Why did you decide to start performing the Matthew Dear music with a live band?

MD: I never really wanted to play this music with just a laptop and microphone on stage – I always felt that it was a bit more physical. There was no live band experience in the studio, but performing it live, when you see the live drumkit and live instruments on stage, it takes the audience to a different experience of the music. I never felt like I could really do it justice if it was just me and some machines on stage; it would just be too much knob twiddling and button pushing.

With your more dancefloor-oriented music I guess you must be acutely aware of your forebears and their influence on the music. By the same token, do you feel part of a lineage of pop producers?
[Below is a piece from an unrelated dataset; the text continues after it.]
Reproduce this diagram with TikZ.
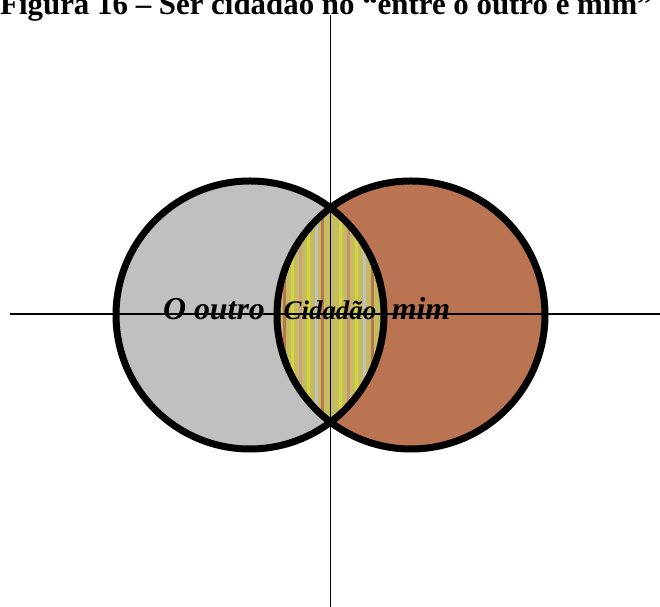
\documentclass[tikz,border=0pt]{standalone}
\usepackage{fontspec}
\setmainfont{Liberation Serif}
\usepackage{xcolor}
\usetikzlibrary{positioning}
\definecolor{outrogray}{RGB}{192,192,192}
\definecolor{mimbrown}{RGB}{186,116,82}
\definecolor{lensgreen}{RGB}{196,188,96}
\definecolor{lensyellow}{RGB}{214,214,60}

\begin{document}
\begin{tikzpicture}[x=1bp, y=1bp,
    ring/.style={draw=black, line width=7bp},
    axis/.style={draw=black, line width=1.3bp},
    lbl/.style={font=\fontsize{32}{34}\selectfont\bfseries\itshape, inner sep=0pt, anchor=base}]
    \useasboundingbox (0,0) rectangle (660,607);

    % Title (cut by the top edge)
    \node[anchor=base west, inner sep=0pt, font=\fontsize{31}{34}\selectfont\bfseries] (title) at (0,592) {Figura 16 – Ser cidadão no “entre o outro e mim”};

    % Circle centres
    \coordinate (co) at (250,292);
    \coordinate (cm) at (411,292);

    % Fills
    \fill[outrogray] (co) circle (134);
    \fill[mimbrown] (cm) circle (134);
    \begin{scope}
        \clip (co) circle (134);
        \clip (cm) circle (134);
        \fill[lensgreen] (cm) circle (134);
        \foreach \x/\c in {284/mimbrown, 292/lensyellow, 300/mimbrown!70, 308/lensyellow, 316/outrogray, 322/mimbrown, 340/lensyellow, 348/mimbrown!80, 356/lensyellow, 364/outrogray, 372/mimbrown}
            \draw[\c, line width=3bp] (\x,150) -- (\x,440);
    \end{scope}

    % Outlines
    \draw[ring] (co) circle (134);
    \draw[ring] (cm) circle (134);

    % Axes
    \coordinate (vtop) at (330.5,592);
    \coordinate (vbot) at (330.5,0);
    \coordinate (hleft) at (10,293);
    \coordinate (hright) at (660,293);
    \draw[axis] (vtop) -- (vbot);
    \draw[axis] (hleft) -- (hright);

    % Labels
    \node[lbl] (outro) at (214,287) {O outro};
    \node[lbl, font=\fontsize{27}{30}\selectfont\bfseries\itshape] (cidadao) at (330,287) {Cidadão};
    \node[lbl] (mim) at (421,287) {mim};
\end{tikzpicture}
\end{document}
MD: I definitely take a lot of influence from pop stuff and the people who’ve come before me. I don’t necessarily think I’m a part of any creative scheme; I just continue to make it the way I make it, and go from there.

Does that differ, for you, from a dance music community in which the music is a very social experience?

MD: I don’t know, I don’t think of it like that. I think I just do what I do; I guess I don’t feel like I really belong, strictly, anywhere. I’m just catering to my wants and desires as a producer and as a musician.